• INFORMATION SHOWN
_____
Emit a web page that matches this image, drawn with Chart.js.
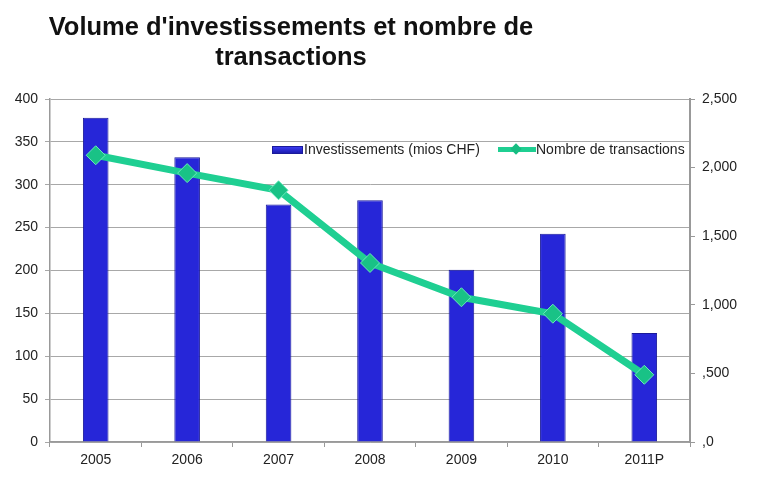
<!DOCTYPE html>
<html>
<head>
<meta charset="utf-8">
<script src="https://cdn.jsdelivr.net/npm/chart.js@4.4.1/dist/chart.umd.min.js"></script>
<style>
  html, body { margin: 0; padding: 0; background: #fff; }
  #wrap { position: relative; width: 757px; height: 491px; }
  #title {
    position: absolute; left: 291px; top: 11px; transform: translateX(-50%);
    font-family: "Liberation Sans", Arial, sans-serif; font-weight: bold;
    font-size: 25.5px; line-height: 30px; text-align: center; color: #111; white-space: nowrap;
  }
  canvas { position: absolute; left: 0; top: 0; }
  .lg { position: absolute; font-family: "Liberation Sans", Arial, sans-serif; font-size: 14px;
        color: #222; line-height: 16px; white-space: nowrap; }
  .sw { position: absolute; }
</style>
</head>
<body>
<div id="wrap">
  <canvas id="c" width="757" height="491"></canvas>
  <div id="title">Volume d'investissements et nombre de<br>transactions</div>
  <div id="legend"></div>
</div>
<script>
const categories = ["2005", "2006", "2007", "2008", "2009", "2010", "2011P"];
const investissements = [378, 332, 277, 282, 201, 243, 127];
const transactions = [2090, 1960, 1835, 1305, 1055, 935, 490];
const leftTicks = [0, 50, 100, 150, 200, 250, 300, 350, 400];
const rightTickLabels = { 0: ",0", 500: ",500", 1000: "1,000", 1500: "1,500", 2000: "2,000", 2500: "2,500" };
const seriesNames = ["Investissements (mios CHF)", "Nombre de transactions"];

const FONT = "'Liberation Sans', Arial, sans-serif";
const LINE_COLOR = "#1fcf92";
const AXIS_COLOR = "#999";

function barGradient(ctx) {
  const chart = ctx.chart;
  const el = ctx.element;
  if (!el || !chart.chartArea) return "#2626d8";
  const x = el.x, w = el.width;
  if (!Number.isFinite(x) || !Number.isFinite(w) || w <= 0) return "#2626d8";
  const g = chart.ctx.createLinearGradient(x - w / 2, 0, x + w / 2, 0);
  g.addColorStop(0, "#1c1ca8");
  g.addColorStop(0.2, "#2a2ae6");
  g.addColorStop(0.8, "#2a2ae6");
  g.addColorStop(1, "#1c1ca8");
  return g;
}

// HTML legend (inside the plot area, as in the reference)
(function buildLegend() {
  const lg = document.getElementById("legend");
  lg.innerHTML =
    '<div class="sw" style="left:272px;top:146px;width:29px;height:6px;background:linear-gradient(#3a3af0,#1c1cb0);border:0.5px solid #1a1a9a;"></div>' +
    '<div class="lg" style="left:304px;top:141px;">' + seriesNames[0] + '</div>' +
    '<div class="sw" style="left:498px;top:147px;width:38px;height:5px;background:' + LINE_COLOR + ';"></div>' +
    '<div class="sw" style="left:512px;top:145px;width:8px;height:8px;background:#17bd82;transform:rotate(45deg);"></div>' +
    '<div class="lg" style="left:536px;top:141px;">' + seriesNames[1] + '</div>';
})();

new Chart(document.getElementById("c"), {
  type: "bar",
  data: {
    labels: categories,
    datasets: [
      {
        type: "line",
        label: seriesNames[1],
        data: transactions,
        yAxisID: "y2",
        borderColor: LINE_COLOR,
        backgroundColor: LINE_COLOR,
        borderWidth: 7,
        pointStyle: "rectRot",
        pointRadius: 9.5,
        pointBackgroundColor: "#19c286",
        pointBorderColor: "#6ae8bb",
        pointBorderWidth: 1,
        tension: 0,
        order: 0
      },
      {
        type: "bar",
        label: seriesNames[0],
        data: investissements,
        yAxisID: "y",
        backgroundColor: barGradient,
        borderColor: "#1a1a9a",
        borderWidth: 1,
        barPercentage: 0.28,
        categoryPercentage: 1,
        order: 1
      }
    ]
  },
  options: {
    responsive: false,
    animation: false,
    layout: { padding: { top: 99, left: 0, right: 0, bottom: 0 } },
    plugins: {
      title: { display: false },
      tooltip: { enabled: false },
      legend: { display: false }
    },
    scales: {
      x: {
        offset: true,
        grid: { display: true, drawOnChartArea: false, drawTicks: true, tickLength: 5, color: AXIS_COLOR, offset: true },
        border: { display: true, color: AXIS_COLOR, width: 1.5 },
        ticks: { font: { family: FONT, size: 14 }, color: "#222", padding: 5 },
        afterFit(s) { s.height = 49; }
      },
      y: {
        position: "left",
        min: 0, max: 400,
        afterBuildTicks(s) { s.ticks = leftTicks.map(v => ({ value: v })); },
        grid: { color: "#a8a8a8", lineWidth: 1, tickLength: 5, drawTicks: true },
        border: { display: true, color: AXIS_COLOR, width: 1.5 },
        ticks: { font: { family: FONT, size: 14 }, color: "#222", padding: 7 },
        afterFit(s) { s.width = 50; }
      },
      y2: {
        position: "right",
        min: 0, max: 2500,
        afterBuildTicks(s) { s.ticks = Object.keys(rightTickLabels).map(v => ({ value: +v })); },
        grid: { drawOnChartArea: false, tickLength: 5, color: AXIS_COLOR },
        border: { display: true, color: AXIS_COLOR, width: 2 },
        ticks: {
          font: { family: FONT, size: 14 }, color: "#222", padding: 7,
          callback(v) { return rightTickLabels[v] !== undefined ? rightTickLabels[v] : ""; }
        },
        afterFit(s) { s.width = 67; }
      }
    }
  }
});
</script>
</body>
</html>
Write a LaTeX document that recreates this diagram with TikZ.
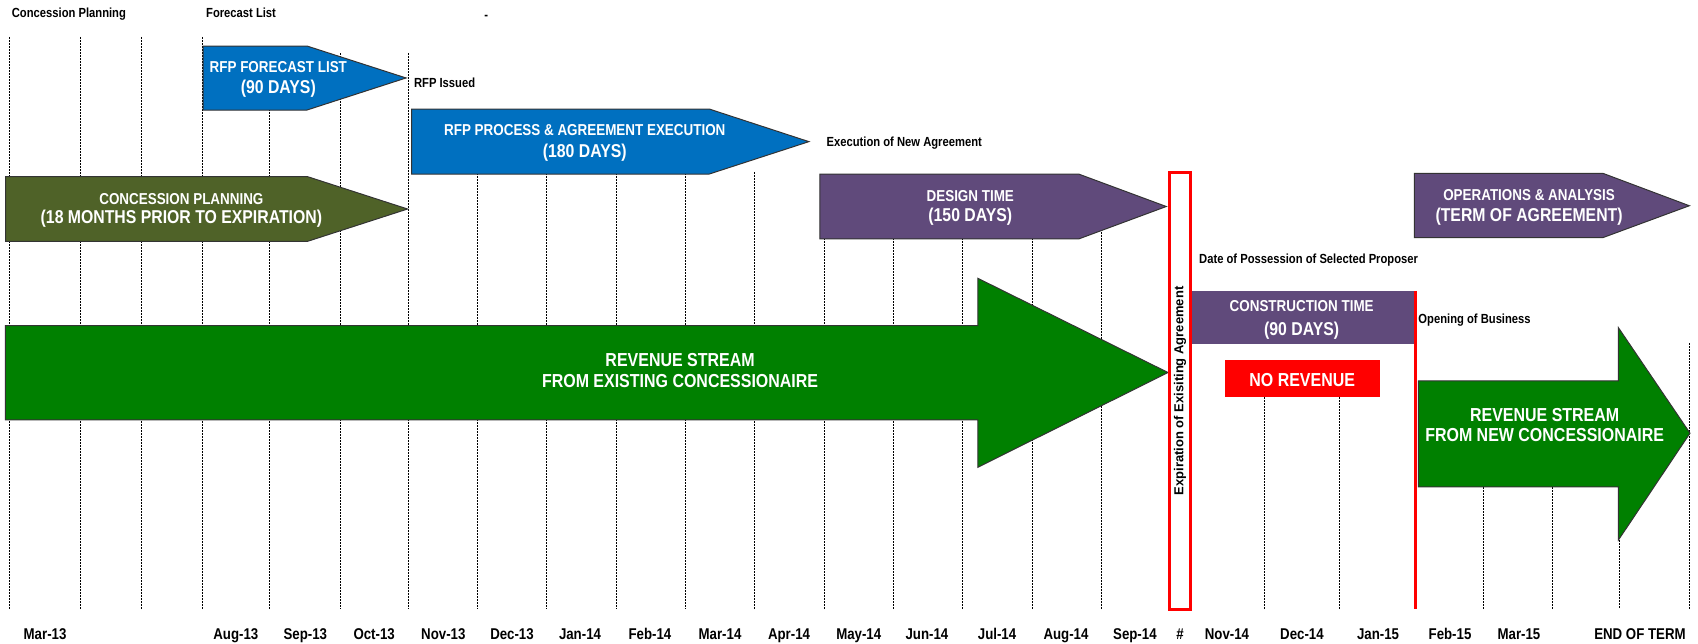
_____
• EXERCISE
Quote in full the listing given above; the images are to be left out.

• RESPONSE
Emit a web page that matches this image, drawn with Chart.js.
<!DOCTYPE html>
<html>
<head>
<meta charset="utf-8">
<script src="https://cdn.jsdelivr.net/npm/chart.js@4.4.1/dist/chart.umd.min.js"></script>
<style>
  html, body { margin: 0; padding: 0; background: #fff; }
  #wrap { position: relative; width: 757px; height: 491px; }
  #title {
    position: absolute; left: 291px; top: 11px; transform: translateX(-50%);
    font-family: "Liberation Sans", Arial, sans-serif; font-weight: bold;
    font-size: 25.5px; line-height: 30px; text-align: center; color: #111; white-space: nowrap;
  }
  canvas { position: absolute; left: 0; top: 0; }
  .lg { position: absolute; font-family: "Liberation Sans", Arial, sans-serif; font-size: 14px;
        color: #222; line-height: 16px; white-space: nowrap; }
  .sw { position: absolute; }
</style>
</head>
<body>
<div id="wrap">
  <canvas id="c" width="757" height="491"></canvas>
  <div id="title">Volume d'investissements et nombre de<br>transactions</div>
  <div id="legend"></div>
</div>
<script>
const categories = ["2005", "2006", "2007", "2008", "2009", "2010", "2011P"];
const investissements = [378, 332, 277, 282, 201, 243, 127];
const transactions = [2090, 1960, 1835, 1305, 1055, 935, 490];
const leftTicks = [0, 50, 100, 150, 200, 250, 300, 350, 400];
const rightTickLabels = { 0: ",0", 500: ",500", 1000: "1,000", 1500: "1,500", 2000: "2,000", 2500: "2,500" };
const seriesNames = ["Investissements (mios CHF)", "Nombre de transactions"];

const FONT = "'Liberation Sans', Arial, sans-serif";
const LINE_COLOR = "#1fcf92";
const AXIS_COLOR = "#999";

function barGradient(ctx) {
  const chart = ctx.chart;
  const el = ctx.element;
  if (!el || !chart.chartArea) return "#2626d8";
  const x = el.x, w = el.width;
  if (!Number.isFinite(x) || !Number.isFinite(w) || w <= 0) return "#2626d8";
  const g = chart.ctx.createLinearGradient(x - w / 2, 0, x + w / 2, 0);
  g.addColorStop(0, "#1c1ca8");
  g.addColorStop(0.2, "#2a2ae6");
  g.addColorStop(0.8, "#2a2ae6");
  g.addColorStop(1, "#1c1ca8");
  return g;
}

// HTML legend (inside the plot area, as in the reference)
(function buildLegend() {
  const lg = document.getElementById("legend");
  lg.innerHTML =
    '<div class="sw" style="left:272px;top:146px;width:29px;height:6px;background:linear-gradient(#3a3af0,#1c1cb0);border:0.5px solid #1a1a9a;"></div>' +
    '<div class="lg" style="left:304px;top:141px;">' + seriesNames[0] + '</div>' +
    '<div class="sw" style="left:498px;top:147px;width:38px;height:5px;background:' + LINE_COLOR + ';"></div>' +
    '<div class="sw" style="left:512px;top:145px;width:8px;height:8px;background:#17bd82;transform:rotate(45deg);"></div>' +
    '<div class="lg" style="left:536px;top:141px;">' + seriesNames[1] + '</div>';
})();

new Chart(document.getElementById("c"), {
  type: "bar",
  data: {
    labels: categories,
    datasets: [
      {
        type: "line",
        label: seriesNames[1],
        data: transactions,
        yAxisID: "y2",
        borderColor: LINE_COLOR,
        backgroundColor: LINE_COLOR,
        borderWidth: 7,
        pointStyle: "rectRot",
        pointRadius: 9.5,
        pointBackgroundColor: "#19c286",
        pointBorderColor: "#6ae8bb",
        pointBorderWidth: 1,
        tension: 0,
        order: 0
      },
      {
        type: "bar",
        label: seriesNames[0],
        data: investissements,
        yAxisID: "y",
        backgroundColor: barGradient,
        borderColor: "#1a1a9a",
        borderWidth: 1,
        barPercentage: 0.28,
        categoryPercentage: 1,
        order: 1
      }
    ]
  },
  options: {
    responsive: false,
    animation: false,
    layout: { padding: { top: 99, left: 0, right: 0, bottom: 0 } },
    plugins: {
      title: { display: false },
      tooltip: { enabled: false },
      legend: { display: false }
    },
    scales: {
      x: {
        offset: true,
        grid: { display: true, drawOnChartArea: false, drawTicks: true, tickLength: 5, color: AXIS_COLOR, offset: true },
        border: { display: true, color: AXIS_COLOR, width: 1.5 },
        ticks: { font: { family: FONT, size: 14 }, color: "#222", padding: 5 },
        afterFit(s) { s.height = 49; }
      },
      y: {
        position: "left",
        min: 0, max: 400,
        afterBuildTicks(s) { s.ticks = leftTicks.map(v => ({ value: v })); },
        grid: { color: "#a8a8a8", lineWidth: 1, tickLength: 5, drawTicks: true },
        border: { display: true, color: AXIS_COLOR, width: 1.5 },
        ticks: { font: { family: FONT, size: 14 }, color: "#222", padding: 7 },
        afterFit(s) { s.width = 50; }
      },
      y2: {
        position: "right",
        min: 0, max: 2500,
        afterBuildTicks(s) { s.ticks = Object.keys(rightTickLabels).map(v => ({ value: +v })); },
        grid: { drawOnChartArea: false, tickLength: 5, color: AXIS_COLOR },
        border: { display: true, color: AXIS_COLOR, width: 2 },
        ticks: {
          font: { family: FONT, size: 14 }, color: "#222", padding: 7,
          callback(v) { return rightTickLabels[v] !== undefined ? rightTickLabels[v] : ""; }
        },
        afterFit(s) { s.width = 67; }
      }
    }
  }
});
</script>
</body>
</html>
Write a LaTeX document that recreates this diagram with TikZ.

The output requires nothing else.